I found another podcast I love and eventually figured out that, yep, the podcasters are out of L.A. and sometimes hold live tapings in my old neck of the woods. One of them is young and cute, but the thing that appeals to me about him is his razor-sharp smarts and analytical ability. He’s engaged to a cute actress, and it’s one of those rare instances that give me a pang of envy because she gets to be in love with and spend her life with such a smartie.

I’m still listening to my other podcasts– all out of L.A.– and reading my favorite authors from there.
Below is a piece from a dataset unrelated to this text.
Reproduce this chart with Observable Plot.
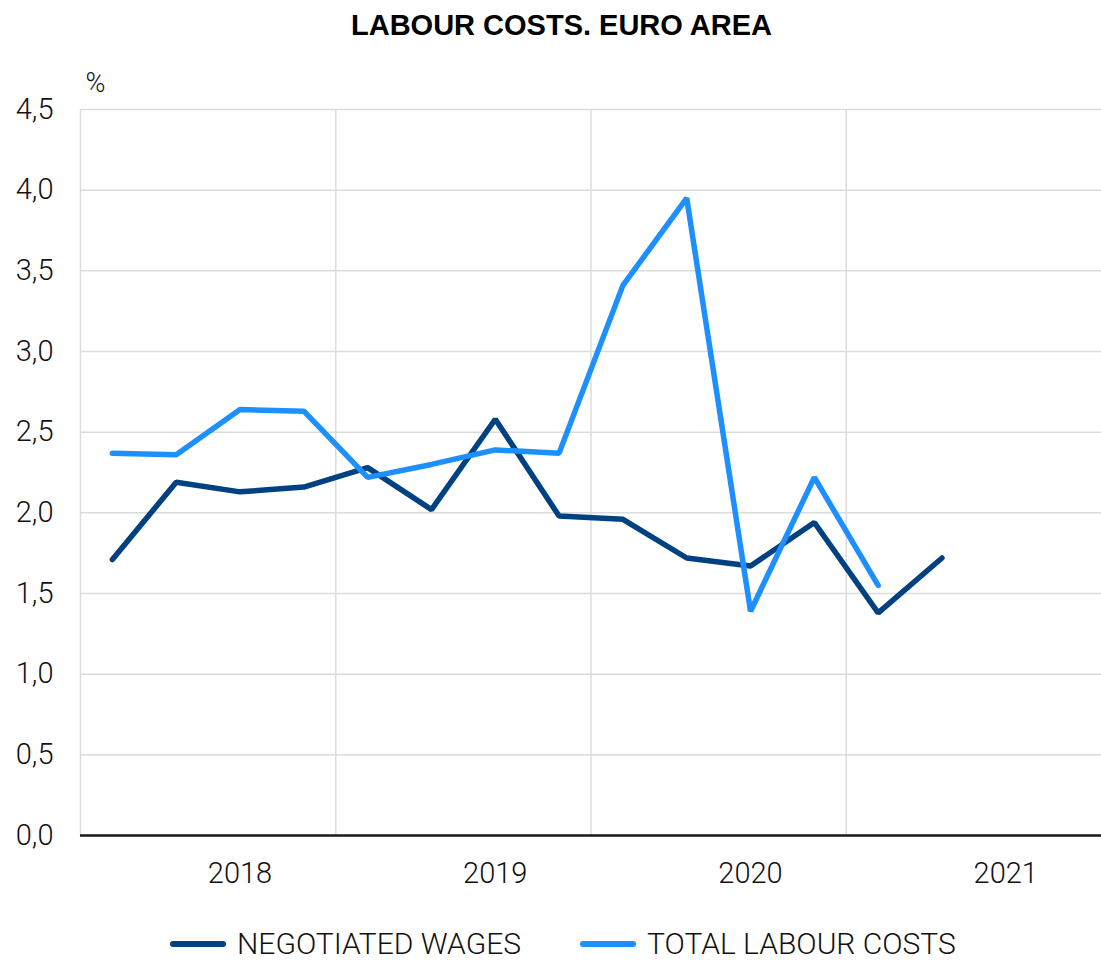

Not having quite that level of wit and intellect here is something I miss.

In my twenties and thirties I had some really sharp friends in this city, but most of them have dispersed to the coasts, and the ones who are left are busy with families or their personal lives and their edges have dulled a little. They just aren’t as fully immersed in the world of ideas, which is the only world I’ve got left. I definitely appreciate the niceness of people here, but that niceness comes with a decorum that can prevent people from going really deep or speaking against the grain.

The difference now is that I’ve lived in L.A. and realize that you can be in the same room with or even interact and work with all those creatives, but there’s an invisible barrier. They’re overwhelmed with building their careers, and if you can’t help them (or aren’t incredibly hot, I suppose), they don’t have the time. In that respect, there isn’t much difference between encountering them live and reading their work or listening to or watching them from another city altogether. That’s the hard truth, as much as I still hate admitting it.

One of my brightest friends here was in the process of moving to L.A. just as I moved back to town. I went to his goodbye party and remembered how nice it is to be around very funny people and to be included in the conversation, as opposed to an audience member, like in L.A.

He’s gone now, and I don’t have much choice but to content myself in the role of long-distance fanhood and the knowledge that even if I’m not personally involved with people who fire my brain, it’s nice to know that they exist.